Ce rejet montre d'abord que chaque acteur du commerce physique souhaite développer des activités à fortes marges, même s'il est peu probable que tous y parviennent.


* 174 Panel constitué de 114 professionnels et 46 « experts » (36 chercheurs et 10 consultants).

* 175 Rapport du CREDOC précité.

* 176 Sur ce sujet, on se reportera utilement à la contribution de Baptiste Prudhomme « Traversée du désert pour les hypermarchés : quel avenir pour un modèle controversé et concurrencé ? », figurant au tome 3 du rapport « Villes du futur, futur des villes » de Jean-Pierre Sueur, pour la Délégation sénatoriale à la prospective (juin 2011).

* 177 Le groupe a publié une perte de 249 millions d'euros au premier semestre 2011.

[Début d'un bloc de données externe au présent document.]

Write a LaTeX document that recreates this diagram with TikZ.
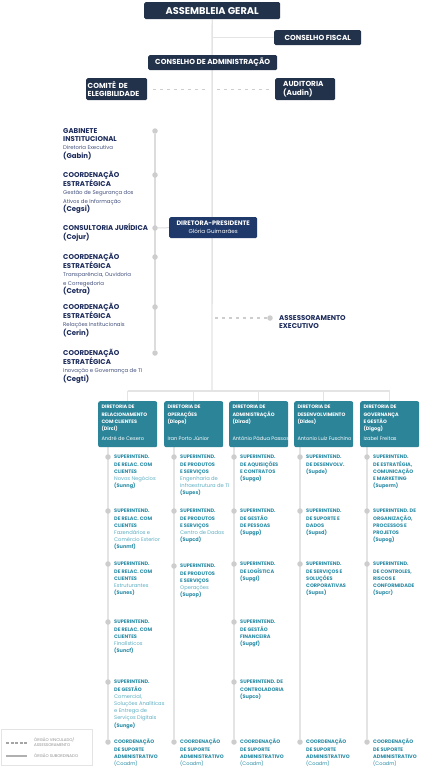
\documentclass[tikz,border=0pt]{standalone}
\usepackage{fontspec}
\setmainfont{Poppins}
\usetikzlibrary{backgrounds}

\definecolor{navy}{HTML}{22324B}
\definecolor{presblue}{HTML}{1F3A6A}
\definecolor{navytext}{HTML}{1C2B5B}
\definecolor{navysub}{HTML}{44527E}
\definecolor{tealbox}{HTML}{2C8499}
\definecolor{tealtext}{HTML}{2A8CA5}
\definecolor{tealsub}{HTML}{5DAEC2}
\definecolor{linegray}{HTML}{E4E4E4}
\definecolor{staffgray}{HTML}{DCDCDC}
\definecolor{dotgray}{HTML}{CDCDCD}
\definecolor{legendgray}{HTML}{8E8E8E}

\newcommand{\smalltxt}[1]{{\mdseries\fontsize{5.4}{8}\selectfont\color{navysub}#1}}
\newcommand{\subtxt}[1]{{\mdseries\fontsize{5.2}{7}\selectfont\color{tealsub}#1}}
% lines stacked from the first baseline down
\newcommand{\stack}[1]{\begin{tabular}[t]{@{}l@{}}#1\end{tabular}}

\begin{document}
\begin{tikzpicture}[x=1pt,y=-1pt,
    topbox/.style={fill=navy, rounded corners=1.5pt, text=white, inner sep=0pt, anchor=north west,
      font=\bfseries\fontsize{7.3}{8.2}\selectfont},
    presbox/.style={fill=presblue, rounded corners=1.5pt, text=white, inner sep=0pt, anchor=north west,
      align=center, font=\bfseries\fontsize{6.4}{8}\selectfont},
    dirbox/.style={fill=tealbox, rounded corners=2pt, inner sep=0pt, anchor=north west,
      minimum width=59pt, minimum height=46pt},
    dirtitle/.style={anchor=base west, inner sep=0pt, text=white,
      font=\bfseries\fontsize{4.9}{7.2}\selectfont},
    dirname/.style={anchor=base west, inner sep=0pt, text=white, font=\fontsize{5.1}{6}\selectfont},
    stafftxt/.style={anchor=base west, inner sep=0pt, text=navytext,
      font=\bfseries\fontsize{7}{8.2}\selectfont},
    supt/.style={anchor=base west, inner sep=0pt, text=tealtext,
      font=\bfseries\fontsize{5}{7.2}\selectfont},
    legtxt/.style={anchor=base west, inner sep=0pt, text=legendgray,
      font=\fontsize{4}{5.2}\selectfont},
    orgdot/.style={circle, fill=dotgray, inner sep=0pt, minimum size=5.5pt},
    spine/.style={draw=linegray, line width=1.4pt},
    staffline/.style={draw=staffgray, line width=2.2pt},
    colline/.style={draw=linegray, line width=1.8pt},
    dashline/.style={draw=dotgray, line width=1.2pt, dash pattern=on 3pt off 4pt},
  ]

  % councils
  \node[topbox, minimum width=136pt, minimum height=17pt, font=\bfseries\fontsize{9.8}{10}\selectfont]
    (ag) at (144,2) {ASSEMBLEIA GERAL};
  \node[topbox, minimum width=87pt, minimum height=15pt] (cf) at (274,30) {CONSELHO FISCAL};
  \node[topbox, minimum width=129pt, minimum height=15pt] (ca) at (148,55) {CONSELHO DE ADMINISTRAÇÃO};
  \node[topbox, minimum width=61pt, minimum height=22pt, align=left, text width=58pt]
    (ce) at (86,78) {COMITÊ DE\\ELEGIBILIDADE};
  \node[topbox, minimum width=60pt, minimum height=22pt, align=left, text width=44pt]
    (au) at (275,78) {AUDITORIA\\(Audin)};
  \coordinate (bus) at (212,391);

  % staff units
  \foreach \i/\y/\body in {
      gabin/131/{GABINETE\\INSTITUCIONAL\\\smalltxt{Diretoria Executiva}\\(Gabin)},
      cegsi/175/{COORDENAÇÃO\\ESTRATÉGICA\\\smalltxt{Gestão de Segurança dos}\\\smalltxt{Ativos de Informação}\\(Cegsi)},
      cojur/228/{CONSULTORIA JURÍDICA\\(Cojur)},
      cetra/257/{COORDENAÇÃO\\ESTRATÉGICA\\\smalltxt{Transparência, Ouvidoria}\\\smalltxt{e Corregedoria}\\(Cetra)},
      cerin/307/{COORDENAÇÃO\\ESTRATÉGICA\\\smalltxt{Relações Institucionais}\\(Cerin)},
      cegti/353/{COORDENAÇÃO\\ESTRATÉGICA\\\smalltxt{Inovação e Governança de TI}\\(Cegti)}}
  {
    \node[orgdot] (\i-dot) at (155,\y) {};
    \node[stafftxt] (\i) at (63,\y+2.4) {\stack{\body}};
  }

  % presidency
  \node[presbox, minimum width=88pt, minimum height=21pt] (dp) at (169,217)
    {DIRETORA-PRESIDENTE\\{\mdseries\fontsize{5.6}{6}\selectfont Glória Guimarães}};
  \node[orgdot] (ae-dot) at (270,318) {};
  \node[stafftxt] (ae) at (279,320.4) {\stack{ASSESSORAMENTO\\EXECUTIVO}};

  % directorates
  \foreach \k/\xb/\title/\who in {
      1/98/{DIRETORIA DE\\RELACIONAMENTO\\COM CLIENTES\\(Dircl)}/André de Cesero,
      2/164/{DIRETORIA DE\\OPERAÇÕES\\(Diope)}/Iran Porto Júnior,
      3/229/{DIRETORIA DE\\ADMINISTRAÇÃO\\(Dirad)}/Antônio Pádua Passos,
      4/294/{DIRETORIA DE\\DESENVOLVIMENTO\\(Dides)}/Antonio Luiz Fuschino,
      5/360/{DIRETORIA DE\\GOVERNANÇA\\E GESTÃO\\(Digog)}/Izabel Freitas}
  {
    \node[dirbox] (d\k) at (\xb,401) {};
    \node[dirtitle] (d\k-title) at ([xshift=3.3pt, yshift=-7.8pt]d\k.north west) {\stack{\title}};
    \node[dirname] (d\k-name) at ([xshift=3.3pt, yshift=-39pt]d\k.north west) {\who};
  }

  % superintendencies, Dircl
  \foreach \j/\y/\body in {
      1/457/{SUPERINTEND.\\DE RELAC. COM\\CLIENTES\\\subtxt{Novos Negócios}\\(Sunng)},
      2/511/{SUPERINTEND.\\DE RELAC. COM\\CLIENTES\\\subtxt{Fazendários e}\\\subtxt{Comércio Exterior}\\(Sunmf)},
      3/564/{SUPERINTEND.\\DE RELAC. COM\\CLIENTES\\\subtxt{Estruturantes}\\(Sunes)},
      4/622/{SUPERINTEND.\\DE RELAC. COM\\CLIENTES\\\subtxt{Finalísticos}\\(Suncf)},
      5/682/{SUPERINTEND.\\DE GESTÃO\\\subtxt{Comercial,}\\\subtxt{Soluções Analíticas}\\\subtxt{e Entrega de}\\\subtxt{Serviços Digitais}\\(Sunge)},
      6/742/{COORDENAÇÃO\\DE SUPORTE\\ADMINISTRATIVO\\{\mdseries(Coadm)}}}
  {
    \node[orgdot] (k1-\j) at (108,\y) {};
    \node[supt] (t1-\j) at (114,\y+1.8) {\stack{\body}};
  }

  % superintendencies, Diope
  \foreach \j/\y/\body in {
      1/457/{SUPERINTEND.\\DE PRODUTOS\\E SERVIÇOS\\\subtxt{Engenharia de}\\\subtxt{Infraestrutura de TI}\\(Supes)},
      2/511/{SUPERINTEND.\\DE PRODUTOS\\E SERVIÇOS\\\subtxt{Centro de Dados}\\(Supcd)},
      3/566/{SUPERINTEND.\\DE PRODUTOS\\E SERVIÇOS\\\subtxt{Operações}\\(Supop)},
      4/742/{COORDENAÇÃO\\DE SUPORTE\\ADMINISTRATIVO\\{\mdseries(Coadm)}}}
  {
    \node[orgdot] (k2-\j) at (174,\y) {};
    \node[supt] (t2-\j) at (180,\y+1.8) {\stack{\body}};
  }

  % superintendencies, Dirad
  \foreach \j/\y/\body in {
      1/457/{SUPERINTEND.\\DE AQUISIÇÕES\\E CONTRATOS\\(Supga)},
      2/511/{SUPERINTEND.\\DE GESTÃO\\DE PESSOAS\\(Supgp)},
      3/564/{SUPERINTEND.\\DE LOGÍSTICA\\(Supgl)},
      4/622/{SUPERINTEND.\\DE GESTÃO\\FINANCEIRA\\(Supgf)},
      5/682/{SUPERINTEND. DE\\CONTROLADORIA\\(Supco)},
      6/742/{COORDENAÇÃO\\DE SUPORTE\\ADMINISTRATIVO\\{\mdseries(Coadm)}}}
  {
    \node[orgdot] (k3-\j) at (234,\y) {};
    \node[supt] (t3-\j) at (240,\y+1.8) {\stack{\body}};
  }

  % superintendencies, Dides
  \foreach \j/\y/\body in {
      1/457/{SUPERINTEND.\\DE DESENVOLV.\\(Supde)},
      2/511/{SUPERINTEND.\\DE SUPORTE E\\DADOS\\(Supsd)},
      3/564/{SUPERINTEND.\\DE SERVIÇOS E\\SOLUÇÕES\\CORPORATIVAS\\(Supss)},
      4/742/{COORDENAÇÃO\\DE SUPORTE\\ADMINISTRATIVO\\{\mdseries(Coadm)}}}
  {
    \node[orgdot] (k4-\j) at (300,\y) {};
    \node[supt] (t4-\j) at (306,\y+1.8) {\stack{\body}};
  }

  % superintendencies, Digog
  \foreach \j/\y/\body in {
      1/457/{SUPERINTEND.\\DE ESTRATÉGIA,\\COMUNICAÇÃO\\E MARKETING\\(Superm)},
      2/511/{SUPERINTEND. DE\\ORGANIZAÇÃO,\\PROCESSOS E\\PROJETOS\\(Supog)},
      3/564/{SUPERINTEND.\\DE CONTROLES,\\RISCOS E\\CONFORMIDADE\\(Supcr)},
      4/742/{COORDENAÇÃO\\DE SUPORTE\\ADMINISTRATIVO\\{\mdseries(Coadm)}}}
  {
    \node[orgdot] (k5-\j) at (367,\y) {};
    \node[supt] (t5-\j) at (373,\y+1.8) {\stack{\body}};
  }

  % legend
  \node[draw=linegray, line width=0.6pt, anchor=north west, minimum width=91pt, minimum height=36pt,
    inner sep=0pt] (legend) at (1,729) {};
  \coordinate (legdash) at ([xshift=5pt, yshift=-14pt]legend.north west);
  \coordinate (legsolid) at ([xshift=5pt, yshift=-27pt]legend.north west);
  \draw[draw=legendgray!80, line width=1.2pt, dash pattern=on 3pt off 1.5pt] (legdash) -- ++(21,0);
  \draw[draw=legendgray!70, line width=1.2pt] (legsolid) -- ++(21,0);
  \node[legtxt] (legvinc) at (34,741.3) {\stack{ÓRGÃO VINCULADO/\\ASSESSORAMENTO}};
  \node[legtxt] (legsub) at (34,757.4) {ÓRGÃO SUBORDINADO};

  % connectors
  \begin{scope}[on background layer]
    \path[use as bounding box, fill=white] (0,0) rectangle (425,768);
    \draw[spine] (ag.south) -- (bus);
    \draw[spine] (ag.south |- cf.west) -- (cf.west);
    \draw[dashline, shorten <=6pt, shorten >=5pt] (ce.east) -- (ce.east -| ag.south);
    \draw[dashline, shorten <=5pt, shorten >=5pt] (au.west -| ag.south) -- (au.west);
    \draw[dashline, shorten <=3pt] (ae-dot -| ag.south) -- (ae-dot);
    \draw[staffline] (gabin-dot) -- (cegti-dot);
    \draw[staffline, line width=1pt] (cojur-dot) -- (dp.west);
    \draw[spine] (d1.north |- bus) -- (d5.north |- bus);
    \foreach \k in {1,...,5}
      \draw[spine] (d\k.north |- bus) -- (d\k.north);
    \draw[colline] (d1.south -| k1-1) -- (k1-6);
    \draw[colline] (d2.south -| k2-1) -- (k2-4);
    \draw[colline] (d3.south -| k3-1) -- (k3-6);
    \draw[colline] (d4.south -| k4-1) -- (k4-4);
    \draw[colline] (d5.south -| k5-1) -- (k5-4);
  \end{scope}
\end{tikzpicture}
\end{document}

* 178 « Bas coût » ; modèle économique dont le principe est de proposer une prestation basique au consommateur pour un prix minimal ; cela implique habituellement, outre un rejet du superflu, de réduire le nombre d'intermédiaires, de simplifier l'organisation interne et de peser sur les conditions des fournisseurs.

* 179 Le bonheur paradoxal -Essai sur la société d'hyperconsommation, Gallimard, 2006.

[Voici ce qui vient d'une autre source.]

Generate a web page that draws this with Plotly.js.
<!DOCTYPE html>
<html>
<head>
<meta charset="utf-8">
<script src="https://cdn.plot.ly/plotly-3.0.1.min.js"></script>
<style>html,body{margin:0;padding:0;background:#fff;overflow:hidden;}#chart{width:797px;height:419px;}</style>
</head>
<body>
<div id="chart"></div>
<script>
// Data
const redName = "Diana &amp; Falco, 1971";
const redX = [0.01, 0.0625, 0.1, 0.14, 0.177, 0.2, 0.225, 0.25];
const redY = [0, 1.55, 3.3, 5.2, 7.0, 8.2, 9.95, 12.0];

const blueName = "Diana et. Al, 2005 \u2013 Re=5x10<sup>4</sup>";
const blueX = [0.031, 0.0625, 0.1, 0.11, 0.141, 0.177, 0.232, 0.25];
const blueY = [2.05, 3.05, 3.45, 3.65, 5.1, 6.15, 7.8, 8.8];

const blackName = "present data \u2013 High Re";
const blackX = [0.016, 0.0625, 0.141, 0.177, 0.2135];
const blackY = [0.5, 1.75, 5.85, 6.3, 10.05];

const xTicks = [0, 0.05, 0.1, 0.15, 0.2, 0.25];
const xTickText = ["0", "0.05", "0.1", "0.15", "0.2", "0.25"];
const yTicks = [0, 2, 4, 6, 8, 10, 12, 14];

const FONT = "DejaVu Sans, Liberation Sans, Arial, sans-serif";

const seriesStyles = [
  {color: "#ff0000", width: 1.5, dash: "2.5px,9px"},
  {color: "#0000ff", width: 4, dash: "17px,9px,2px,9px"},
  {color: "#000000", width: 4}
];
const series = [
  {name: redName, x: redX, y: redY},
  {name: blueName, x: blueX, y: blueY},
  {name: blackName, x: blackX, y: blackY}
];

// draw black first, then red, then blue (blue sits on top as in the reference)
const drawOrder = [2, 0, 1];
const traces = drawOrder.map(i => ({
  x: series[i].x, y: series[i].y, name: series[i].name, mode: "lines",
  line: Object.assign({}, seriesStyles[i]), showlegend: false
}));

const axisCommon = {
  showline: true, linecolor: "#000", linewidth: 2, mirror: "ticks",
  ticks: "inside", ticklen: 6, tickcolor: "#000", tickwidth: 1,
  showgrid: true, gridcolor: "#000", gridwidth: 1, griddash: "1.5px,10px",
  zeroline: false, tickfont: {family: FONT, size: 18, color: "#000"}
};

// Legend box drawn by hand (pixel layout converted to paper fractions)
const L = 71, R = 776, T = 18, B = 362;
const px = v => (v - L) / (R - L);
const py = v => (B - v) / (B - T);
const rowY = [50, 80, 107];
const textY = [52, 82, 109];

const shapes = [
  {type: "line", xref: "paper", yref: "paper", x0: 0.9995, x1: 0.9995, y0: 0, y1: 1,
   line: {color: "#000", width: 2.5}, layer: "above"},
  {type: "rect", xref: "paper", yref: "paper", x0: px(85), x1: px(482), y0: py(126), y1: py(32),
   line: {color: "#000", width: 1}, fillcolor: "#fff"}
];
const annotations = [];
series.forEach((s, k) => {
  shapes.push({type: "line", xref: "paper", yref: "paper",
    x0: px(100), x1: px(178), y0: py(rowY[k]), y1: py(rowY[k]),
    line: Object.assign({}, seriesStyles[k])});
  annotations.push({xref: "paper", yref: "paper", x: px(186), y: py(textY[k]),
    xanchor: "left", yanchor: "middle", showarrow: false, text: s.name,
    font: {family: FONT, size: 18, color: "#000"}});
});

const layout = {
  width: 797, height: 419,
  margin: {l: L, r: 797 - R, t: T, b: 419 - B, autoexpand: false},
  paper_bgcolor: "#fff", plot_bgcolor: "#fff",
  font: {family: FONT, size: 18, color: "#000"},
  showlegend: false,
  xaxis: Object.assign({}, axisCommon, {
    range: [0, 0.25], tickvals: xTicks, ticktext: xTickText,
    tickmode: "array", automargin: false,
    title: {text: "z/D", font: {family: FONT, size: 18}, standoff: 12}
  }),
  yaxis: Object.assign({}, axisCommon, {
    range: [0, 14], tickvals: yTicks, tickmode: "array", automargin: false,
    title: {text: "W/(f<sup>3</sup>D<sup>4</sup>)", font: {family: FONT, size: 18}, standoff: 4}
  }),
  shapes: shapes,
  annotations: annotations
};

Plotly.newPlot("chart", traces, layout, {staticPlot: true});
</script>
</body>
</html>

* 180 Théorie de Malcolm P. McNair (« Wheel of Retailing », 1958), selon laquelle les distributeurs qui dominent le marché finissent par s'« embourgeoiser » au point d'assurer le succès de nouveaux venus à « faible statut, faible coût et faible marge », plus agressifs sur les prix ; ces derniers finissent, à leur tour, par s'institutionnaliser et laisser la place à des concurrents plus ascétiques...

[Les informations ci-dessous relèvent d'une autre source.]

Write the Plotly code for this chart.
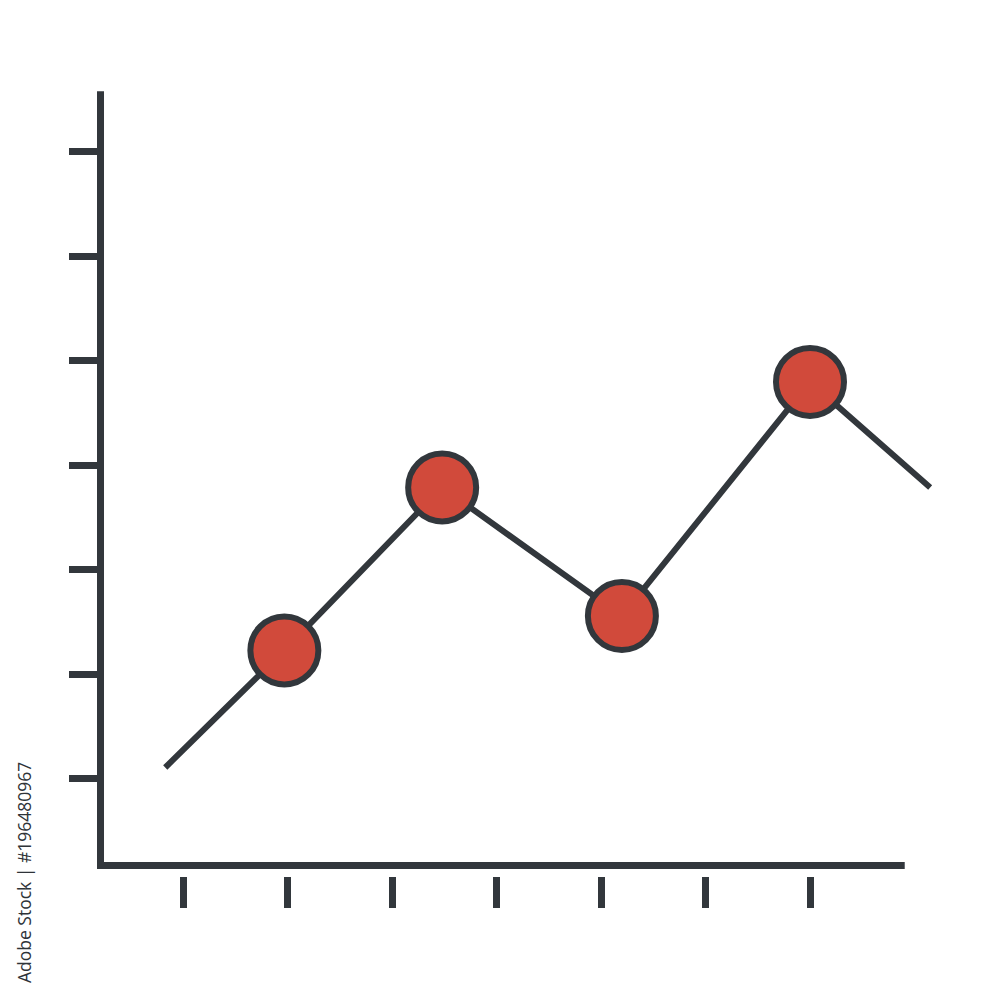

* 181 Le rapport précise : « Dans le commentaire apporté à leur choix, plusieurs répondants ont insisté sur la possibilité d'un commerce en 2020 qui combine des éléments associés à chacun de ces différents scénarios, soulignant ainsi une tendance qui se dégage de l'ensemble des réponses au questionnaire : la marche vers un commerce pluriel, où des formats et des positionnements diversifiés répondront à l'hétérogénéité des attentes. Certains ont évoqué l'idée d'une séquentialité entre les scénarios : le commerce de précision serait une étape vers un commerce serviciel ».